Copy exactly the lines from the start of the material through the line with "0.003, 0.0, 0.0]". Pictures stay out of the copy.

#### Data segment

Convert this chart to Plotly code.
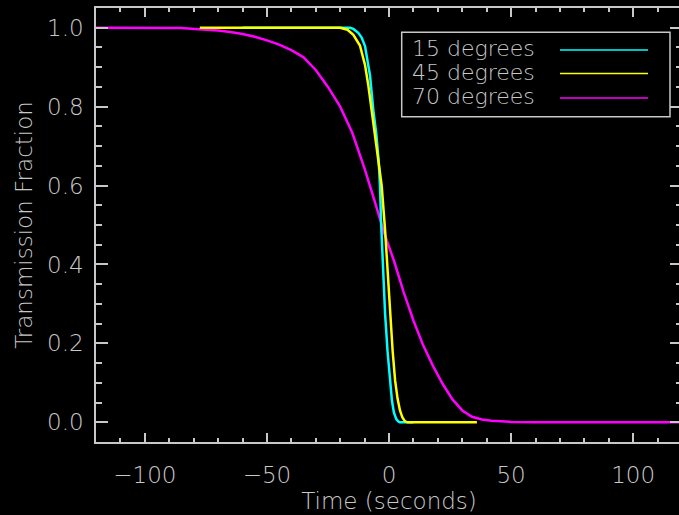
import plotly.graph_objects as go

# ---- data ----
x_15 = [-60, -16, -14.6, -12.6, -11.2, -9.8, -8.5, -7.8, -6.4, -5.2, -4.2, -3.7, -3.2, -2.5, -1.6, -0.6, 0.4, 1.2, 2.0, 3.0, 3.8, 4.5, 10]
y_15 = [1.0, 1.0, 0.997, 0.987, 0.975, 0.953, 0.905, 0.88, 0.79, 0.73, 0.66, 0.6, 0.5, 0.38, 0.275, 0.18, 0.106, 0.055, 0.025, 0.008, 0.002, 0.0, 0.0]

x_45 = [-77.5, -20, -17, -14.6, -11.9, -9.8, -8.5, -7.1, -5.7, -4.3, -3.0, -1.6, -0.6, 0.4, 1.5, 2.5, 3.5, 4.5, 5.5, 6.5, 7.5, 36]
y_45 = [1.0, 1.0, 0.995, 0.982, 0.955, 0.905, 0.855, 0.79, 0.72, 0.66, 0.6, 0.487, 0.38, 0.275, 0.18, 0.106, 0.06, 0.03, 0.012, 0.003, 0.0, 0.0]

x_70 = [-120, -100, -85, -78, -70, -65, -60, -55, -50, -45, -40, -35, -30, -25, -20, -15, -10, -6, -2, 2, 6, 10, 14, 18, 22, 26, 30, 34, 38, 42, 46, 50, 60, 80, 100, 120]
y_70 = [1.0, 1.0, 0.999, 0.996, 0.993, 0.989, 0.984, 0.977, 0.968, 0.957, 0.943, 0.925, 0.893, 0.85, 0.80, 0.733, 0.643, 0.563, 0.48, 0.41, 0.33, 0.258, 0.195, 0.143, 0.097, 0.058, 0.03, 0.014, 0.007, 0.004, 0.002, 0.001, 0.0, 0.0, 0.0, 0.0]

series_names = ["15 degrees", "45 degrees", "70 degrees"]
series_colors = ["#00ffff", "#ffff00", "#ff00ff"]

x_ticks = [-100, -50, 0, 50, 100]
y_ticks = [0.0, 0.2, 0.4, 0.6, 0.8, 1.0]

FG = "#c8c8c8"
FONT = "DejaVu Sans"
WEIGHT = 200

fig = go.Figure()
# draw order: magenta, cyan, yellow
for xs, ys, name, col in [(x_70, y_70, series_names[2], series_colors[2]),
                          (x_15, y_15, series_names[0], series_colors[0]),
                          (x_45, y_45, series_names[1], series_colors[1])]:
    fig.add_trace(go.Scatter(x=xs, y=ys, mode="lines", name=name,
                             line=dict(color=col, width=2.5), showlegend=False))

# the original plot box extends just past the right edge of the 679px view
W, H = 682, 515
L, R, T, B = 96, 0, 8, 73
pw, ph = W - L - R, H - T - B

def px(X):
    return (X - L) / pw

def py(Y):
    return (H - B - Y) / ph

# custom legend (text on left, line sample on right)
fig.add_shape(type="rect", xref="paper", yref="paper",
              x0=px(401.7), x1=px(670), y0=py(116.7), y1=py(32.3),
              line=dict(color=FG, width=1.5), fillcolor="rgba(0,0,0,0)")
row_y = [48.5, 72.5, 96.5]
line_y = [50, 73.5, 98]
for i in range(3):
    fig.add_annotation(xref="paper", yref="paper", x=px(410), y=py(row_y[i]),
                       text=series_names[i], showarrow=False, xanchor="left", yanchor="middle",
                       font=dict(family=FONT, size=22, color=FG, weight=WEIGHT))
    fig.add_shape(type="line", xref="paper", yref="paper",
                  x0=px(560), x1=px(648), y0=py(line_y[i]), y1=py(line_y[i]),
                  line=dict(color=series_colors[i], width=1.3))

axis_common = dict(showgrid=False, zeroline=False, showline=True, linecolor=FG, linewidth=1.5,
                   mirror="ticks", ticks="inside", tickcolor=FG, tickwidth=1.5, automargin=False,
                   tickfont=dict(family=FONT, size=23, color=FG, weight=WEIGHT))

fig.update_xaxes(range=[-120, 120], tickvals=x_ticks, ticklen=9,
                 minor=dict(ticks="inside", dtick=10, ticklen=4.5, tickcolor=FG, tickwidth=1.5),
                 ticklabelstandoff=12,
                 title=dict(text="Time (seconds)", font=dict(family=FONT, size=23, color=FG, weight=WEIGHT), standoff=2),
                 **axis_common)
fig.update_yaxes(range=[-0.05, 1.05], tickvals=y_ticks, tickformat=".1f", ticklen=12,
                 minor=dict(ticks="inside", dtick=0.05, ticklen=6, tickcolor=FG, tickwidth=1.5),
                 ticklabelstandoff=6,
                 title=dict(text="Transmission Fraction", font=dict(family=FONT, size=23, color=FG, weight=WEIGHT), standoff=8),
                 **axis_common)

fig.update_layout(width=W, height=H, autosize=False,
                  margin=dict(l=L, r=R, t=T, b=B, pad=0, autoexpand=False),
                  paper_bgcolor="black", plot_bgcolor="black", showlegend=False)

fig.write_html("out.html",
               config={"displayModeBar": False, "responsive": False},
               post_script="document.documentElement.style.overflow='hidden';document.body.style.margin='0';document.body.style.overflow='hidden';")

########

Exercise solution
Convert this chart to Plotly code.
import plotly.graph_objects as go

# ---- data ----
x_15 = [-60, -16, -14.6, -12.6, -11.2, -9.8, -8.5, -7.8, -6.4, -5.2, -4.2, -3.7, -3.2, -2.5, -1.6, -0.6, 0.4, 1.2, 2.0, 3.0, 3.8, 4.5, 10]
y_15 = [1.0, 1.0, 0.997, 0.987, 0.975, 0.953, 0.905, 0.88, 0.79, 0.73, 0.66, 0.6, 0.5, 0.38, 0.275, 0.18, 0.106, 0.055, 0.025, 0.008, 0.002, 0.0, 0.0]

x_45 = [-77.5, -20, -17, -14.6, -11.9, -9.8, -8.5, -7.1, -5.7, -4.3, -3.0, -1.6, -0.6, 0.4, 1.5, 2.5, 3.5, 4.5, 5.5, 6.5, 7.5, 36]
y_45 = [1.0, 1.0, 0.995, 0.982, 0.955, 0.905, 0.855, 0.79, 0.72, 0.66, 0.6, 0.487, 0.38, 0.275, 0.18, 0.106, 0.06, 0.03, 0.012, 0.003, 0.0, 0.0]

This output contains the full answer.